# quick intro... new to this forum



## rockinh5 (Apr 7, 2011)

I thought I would stop here first and do a quick introduction. My family and I are from the Central Texas area. We are horse and cattle people mostly, but we do enjoy many other aspects of farm life as well. I'm here mostly to read up and ask questions regarding hay production. We are working with a 10 acre patch of mature, well established coastal bermuda grass and I'm looking for ways to produce the best quality and the most production I can out of this 10 acres.


----------



## BriarwoodsFarm (Apr 7, 2011)

Hi rockin! I'm new too, figured I'd say hi and I don't know ettiquette (maybe I should start a new thread?) maybe introduce myself too. We're from CT, bringing back the family farm, about 150 acres with 3 houses now (we built ours 4 yrs ago, my cousin lives next door 1 mile away in the original house and dad lives on the other side).

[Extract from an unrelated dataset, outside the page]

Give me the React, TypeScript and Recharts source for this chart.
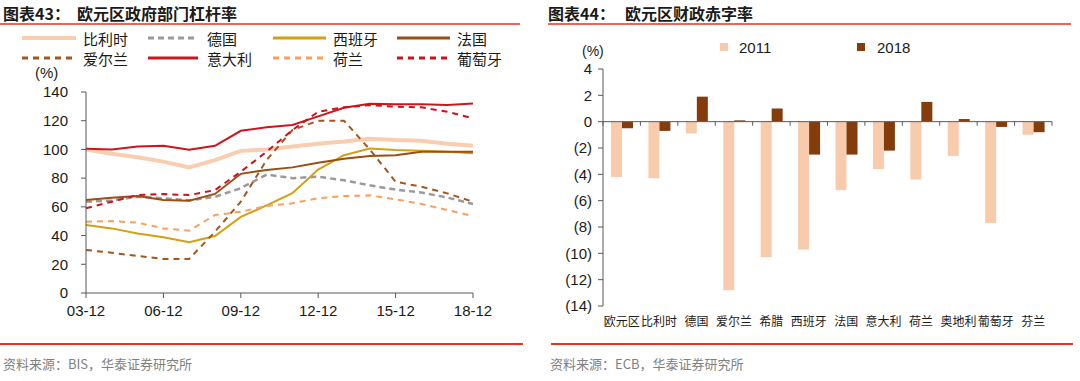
import React from 'react';
import { LineChart, Line, XAxis, YAxis, BarChart, Bar, ReferenceLine } from 'recharts';

// 图表43 政府部门杠杆率 (%), year-end
const years = ['03-12', '04-12', '05-12', '06-12', '07-12', '08-12', '09-12', '10-12', '11-12', '12-12', '13-12', '14-12', '15-12', '16-12', '17-12', '18-12'];
const belgium = [100, 97, 94.5, 91.5, 87.5, 92.5, 99, 100, 102, 104, 105.5, 107.5, 106.5, 106, 104, 102.5];
const germany = [63.5, 64.5, 67, 66, 64.5, 67, 73, 82.5, 80, 81, 78.5, 75, 72, 70, 66.5, 62];
const spain = [47.3, 45, 41.5, 38.8, 35.3, 39.7, 53, 61, 69.5, 86, 96, 100.7, 99.6, 99.1, 98.4, 97.3];
const france = [64.8, 66.4, 67.5, 64.8, 64.3, 69, 83, 85.7, 87.5, 90.7, 93.5, 95.4, 96, 98.4, 98.4, 98.4];
const ireland = [30, 28, 25.8, 23.7, 23.7, 42.7, 63.6, 92.6, 113.5, 120, 120, 100, 77.5, 74, 69.4, 63.6];
const italy = [100.5, 100, 102, 102.5, 99.7, 102.5, 113, 115.5, 117, 123, 129, 131.8, 131.5, 131.5, 131, 132];
const netherlands = [49.7, 50.1, 49, 45, 43.4, 54.3, 56.6, 60.6, 62.5, 66, 67.5, 68, 65.2, 62, 57.8, 53.6];
const portugal = [59, 63.6, 68.2, 68.9, 68.2, 71.7, 84.5, 98.4, 113.5, 126.3, 129.3, 130.9, 129.7, 129.3, 126.3, 121.6];
const leverageTicks = [0, 20, 40, 60, 80, 100, 120, 140];

// 图表44 财政赤字率 (%)
const countries = ['欧元区', '比利时', '德国', '爱尔兰', '希腊', '西班牙', '法国', '意大利', '荷兰', '奥地利', '葡萄牙', '芬兰'];
const deficit2011 = [-4.2, -4.3, -0.9, -12.8, -10.3, -9.7, -5.2, -3.6, -4.4, -2.6, -7.7, -1.0];
const deficit2018 = [-0.5, -0.7, 1.9, 0.1, 1.0, -2.5, -2.5, -2.2, 1.5, 0.2, -0.4, -0.8];
const deficitTicks = [4, 2, 0, -2, -4, -6, -8, -10, -12, -14];

const seriesStyle = [
  { key: 'belgium', name: '比利时', color: '#F9CDB0', width: 4, dash: undefined },
  { key: 'germany', name: '德国', color: '#9A9A9A', width: 2.5, dash: '6 4' },
  { key: 'spain', name: '西班牙', color: '#D4A012', width: 2, dash: undefined },
  { key: 'france', name: '法国', color: '#9C4E12', width: 2, dash: undefined },
  { key: 'ireland', name: '爱尔兰', color: '#A5561C', width: 2, dash: '6 5' },
  { key: 'italy', name: '意大利', color: '#D0141C', width: 2, dash: undefined },
  { key: 'netherlands', name: '荷兰', color: '#F8A05E', width: 2, dash: '6 5' },
  { key: 'portugal', name: '葡萄牙', color: '#D0101A', width: 2, dash: '6 5' },
];

const lineData = years.map((year, i) => ({
  year,
  belgium: belgium[i],
  germany: germany[i],
  spain: spain[i],
  france: france[i],
  ireland: ireland[i],
  italy: italy[i],
  netherlands: netherlands[i],
  portugal: portugal[i],
}));

const barData = countries.map((c, i) => ({ country: c, y2011: deficit2011[i], y2018: deficit2018[i] }));

const LATIN = '"Liberation Sans", Arial, sans-serif';
const CJK = '"Noto Sans CJK SC", sans-serif';
const AXIS = '#595959';
const RED = '#E8321E';

const Txt = ({ x, y, size, children, color = '#1a1a1a', bold = false, font = CJK }: any) => (
  <span
    style={{
      position: 'absolute',
      left: x,
      top: y - size / 2,
      fontSize: size,
      lineHeight: `${size}px`,
      fontFamily: font,
      fontWeight: bold ? 700 : 400,
      color,
      whiteSpace: 'nowrap',
    }}
  >
    {children}
  </span>
);

// x-axis drawn along zero with tick marks at category boundaries
const ZeroAxis = (props: any) => {
  const { x1, y1, x2 } = props;
  const n = countries.length;
  const step = (x2 - x1) / n;
  return (
    <g>
      <line x1={x1} y1={y1} x2={x2} y2={y1} stroke={AXIS} strokeWidth={1} />
      {Array.from({ length: n + 1 }, (_, i) => (
        <line key={i} x1={x1 + i * step} x2={x1 + i * step} y1={y1} y2={y1 + 4} stroke={AXIS} strokeWidth={1} />
      ))}
    </g>
  );
};

const legendCols = [
  { x1: 22, x2: 76, tx: 83 },
  { x1: 148, x2: 198, tx: 207 },
  { x1: 273, x2: 326, tx: 333 },
  { x1: 397, x2: 450, tx: 457 },
];

export default function App() {
  return (
    <div style={{ position: 'absolute', left: 0, top: 0, width: 1080, height: 381, background: '#fff', overflow: 'hidden' }}>
      <svg width={1080} height={381} style={{ position: 'absolute', left: 0, top: 0 }}>
        <line x1={0} x2={520} y1={24} y2={24} stroke={RED} strokeWidth={1.5} />
        <line x1={548} x2={1071} y1={24} y2={24} stroke={RED} strokeWidth={1.5} />
        <line x1={0} x2={523} y1={344} y2={344} stroke={RED} strokeWidth={2} />
        <line x1={551} x2={1073} y1={344} y2={344} stroke={RED} strokeWidth={2} />
        {seriesStyle.map((s, i) => {
          const col = legendCols[i % 4];
          const y = i < 4 ? 38 : 58;
          return (
            <line key={s.key} x1={col.x1} x2={col.x2} y1={y} y2={y} stroke={s.color} strokeWidth={s.width === 4 ? 4 : 3} strokeDasharray={s.dash} />
          );
        })}
        <rect x={720} y={43} width={8} height={8} fill="#F8CBAD" />
        <rect x={857} y={43} width={8} height={8} fill="#843C0C" />
      </svg>

      <Txt x={3} y={13} size={16} bold>图表43：</Txt>
      <Txt x={77} y={13} size={16} bold>欧元区政府部门杠杆率</Txt>
      <Txt x={548} y={13} size={16} bold>图表44：</Txt>
      <Txt x={625} y={13} size={16} bold>欧元区财政赤字率</Txt>

      {seriesStyle.map((s, i) => (
        <Txt key={s.key} x={legendCols[i % 4].tx} y={i < 4 ? 38 : 58} size={15}>
          {s.name}
        </Txt>
      ))}
      <Txt x={35} y={72} size={15} font={LATIN}>(%)</Txt>
      <Txt x={582} y={51} size={14} font={LATIN}>(%)</Txt>
      <Txt x={739} y={47} size={15} font={LATIN}>2011</Txt>
      <Txt x={877} y={47} size={15} font={LATIN}>2018</Txt>

      <Txt x={3} y={363} size={13} color="#7f7f7f">资料来源：BIS，华泰证券研究所</Txt>
      <Txt x={550} y={363} size={13} color="#7f7f7f">资料来源：ECB，华泰证券研究所</Txt>

      <div style={{ position: 'absolute', left: 0, top: 80 }}>
        <LineChart width={500} height={250} data={lineData} margin={{ top: 12, right: 27, bottom: 7, left: 0 }}>
          <XAxis
            dataKey="year"
            interval={2}
            height={30}
            tickSize={5}
            tickMargin={7}
            stroke={AXIS}
            tick={{ fill: '#1a1a1a', fontSize: 15, fontFamily: LATIN }}
          />
          <YAxis
            width={86}
            domain={[0, 140]}
            ticks={leverageTicks}
            interval={0}
            tickSize={5}
            tickMargin={13}
            stroke={AXIS}
            tick={{ fill: '#1a1a1a', fontSize: 15, fontFamily: LATIN }}
          />
          {seriesStyle.map((s) => (
            <Line
              key={s.key}
              type="linear"
              dataKey={s.key}
              stroke={s.color}
              strokeWidth={s.width}
              strokeDasharray={s.dash}
              dot={false}
              activeDot={false}
              isAnimationActive={false}
            />
          ))}
        </LineChart>
      </div>

      <div style={{ position: 'absolute', left: 540, top: 30 }}>
        <BarChart width={535} height={305} data={barData} barGap={0} margin={{ top: 39, right: 23, bottom: 4, left: 0 }}>
          <XAxis
            dataKey="country"
            interval={0}
            height={25}
            axisLine={false}
            tickLine={false}
            tickSize={0}
            tickMargin={11}
            tick={{ fill: '#1a1a1a', fontSize: 12, fontFamily: CJK }}
          />
          <YAxis
            width={63}
            domain={[-14, 4]}
            ticks={deficitTicks}
            interval={0}
            tickSize={5}
            tickMargin={6}
            stroke={AXIS}
            tickFormatter={(v: number) => (v < 0 ? `(${-v})` : `${v}`)}
            tick={{ fill: '#1a1a1a', fontSize: 15, fontFamily: LATIN }}
          />
          <Bar dataKey="y2011" fill="#F8CBAD" barSize={11} isAnimationActive={false} />
          <Bar dataKey="y2018" fill="#843C0C" barSize={11} isAnimationActive={false} />
          <ReferenceLine y={0} shape={ZeroAxis} />
        </BarChart>
      </div>
    </div>
  );
}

I'm getting into no-till (non-certified) organic veggies, we have wild blueberries and blackberries, a "new" orchard (just over 100 yrs old), and "old" orchard (??? old) that don't produce much, about 20 acres of hayfields that need reseeding, and lots of woodland/brush we're working on clearing.


----------



## downtownjr (Apr 8, 2008)

Welcome aboard you guys...great folks here and and look forward to having your knowledge added to the community. Take care and see you around on the boards.


----------



## Toyes Hill Angus (Dec 21, 2010)

welcome guys, enjoy your selves


----------